Over the past five years or so the share price has been moving up in a 2 o’clock direction to reflect ongoing operational progress. In early September interim results, the firm reported revenue up just over 19% compared to the year before and adjusted fully diluted earnings per share put on 16%. The directors marked the occasion by pushing the dividend 12.5% higher. The directors reckon the firm’s success during the period came from organic growth of 4.8% and from the benefits of recent acquisitions.
Ahead of expectations
Chief executive Chris Sander reckons continual capital investment is driving operational efficiencies and the firm is well-positioned to benefit from ongoing opportunities in the sector. He’s expecting the second half of 2017 to deliver good results too, and thinks the full-year outcome will be ahead of the directors’ previous expectations.
Over the last five years, the firm has emerged as a much tighter outfit focused on textile rental activities. In January, the sale of the remaining dry-cleaning business completed the company’s rebirth, and I reckon the future looks bright because a concentrated focus on a narrower sphere of activity is almost always a good thing when it comes to business.

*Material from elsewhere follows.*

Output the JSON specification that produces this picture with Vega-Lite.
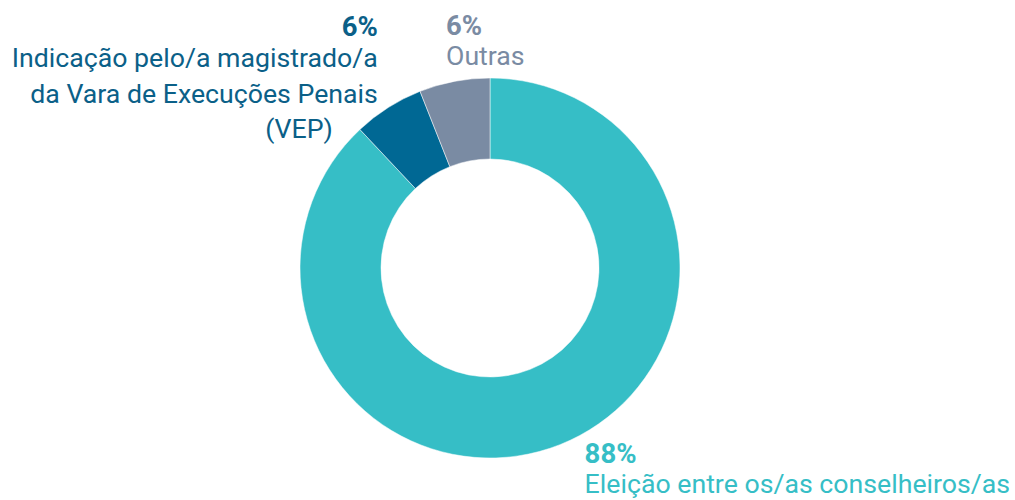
{
  "$schema": "https://vega.github.io/schema/vega-lite/v6.json",
  "width": 980,
  "height": 464,
  "autosize": {"type": "none"},
  "padding": {"left": 0, "top": 36, "right": 35, "bottom": 0},
  "background": "white",
  "config": {"view": {"stroke": null}, "text": {"font": "Roboto"}},
  "data": {
    "values": [
      {"cat": "Eleição", "value": 88, "ord": 1, "pct": "88%", "label": "Eleição entre os/as conselheiros/as", "extra": ""},
      {"cat": "VEP", "value": 6, "ord": 2, "pct": "6%", "label": "Indicação pelo/a magistrado/a\nda Vara de Execuções Penais", "extra": "(VEP)"},
      {"cat": "Outras", "value": 6, "ord": 3, "pct": "6%", "label": "Outras", "extra": ""}
    ]
  },
  "encoding": {
    "theta": {"field": "value", "type": "quantitative", "stack": true},
    "order": {"field": "ord", "type": "quantitative"}
  },
  "layer": [
    {
      "mark": {"type": "arc", "radius": 190, "radius2": 109, "stroke": "white", "strokeWidth": 0.5},
      "encoding": {
        "color": {
          "field": "cat",
          "type": "nominal",
          "scale": {"domain": ["Eleição", "VEP", "Outras"], "range": ["#36BEC6", "#006894", "#7A8BA3"]},
          "legend": null
        }
      }
    },
    {
      "mark": {"type": "text", "radius": 200, "align": "left", "baseline": "alphabetic", "fontSize": 27.5, "fontWeight": "bold", "color": "#36BEC6", "dx": 21, "dy": 9},
      "encoding": {"text": {"condition": {"test": "datum.cat == 'Eleição'", "field": "pct"}, "value": ""}}
    },
    {
      "mark": {"type": "text", "radius": 200, "align": "left", "baseline": "alphabetic", "fontSize": 26.7, "color": "#36BEC6", "dx": 21, "dy": 39},
      "encoding": {"text": {"condition": {"test": "datum.cat == 'Eleição'", "field": "label"}, "value": ""}}
    },
    {
      "mark": {"type": "text", "radius": 200, "align": "right", "baseline": "alphabetic", "fontSize": 27.5, "fontWeight": "bold", "color": "#0B6088", "dx": -5, "dy": -63},
      "encoding": {"text": {"condition": {"test": "datum.cat == 'VEP'", "field": "pct"}, "value": ""}}
    },
    {
      "mark": {"type": "text", "radius": 200, "align": "right", "baseline": "alphabetic", "fontSize": 26.7, "lineBreak": "\n", "lineHeight": 36, "color": "#0B6088", "dx": -5, "dy": -32},
      "encoding": {"text": {"condition": {"test": "datum.cat == 'VEP'", "field": "label"}, "value": ""}}
    },
    {
      "mark": {"type": "text", "radius": 200, "align": "right", "baseline": "alphabetic", "fontSize": 26.7, "color": "#0B6088", "dx": -50, "dy": 39},
      "encoding": {"text": {"condition": {"test": "datum.cat == 'VEP'", "field": "extra"}, "value": ""}}
    },
    {
      "mark": {"type": "text", "radius": 200, "align": "left", "baseline": "alphabetic", "fontSize": 27.5, "fontWeight": "bold", "color": "#7A8BA3", "dx": -6.5, "dy": -36.5},
      "encoding": {"text": {"condition": {"test": "datum.cat == 'Outras'", "field": "pct"}, "value": ""}}
    },
    {
      "mark": {"type": "text", "radius": 200, "align": "left", "baseline": "alphabetic", "fontSize": 26.7, "color": "#7A8BA3", "dx": -6.5, "dy": -6.5},
      "encoding": {"text": {"condition": {"test": "datum.cat == 'Outras'", "field": "label"}, "value": ""}}
    }
  ]
}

Trying to be all things to everyone rarely succeeds in generating slick finances because additional costs and inefficiencies often get in the way.
Consolidating the sector
The company says its acquisition and integration strategy as well as ongoing investment are key to future growth. The strategy has served the firm well, so far, and along with strong organic growth has put it at the top of the market in Britain. I’m optimistic that future progress will be made and that investors like us can benefit further from where we are now.
Today’s share price at around 144p puts the firm on a forward price-to-earnings ratio just below 17 for 2018 and the forward dividend yield runs at a little over 2%. Forward earnings should cover the payout almost three times. The valuation isn’t in obvious-bargain territory but I reckon it does reflect the quality of the enterprise.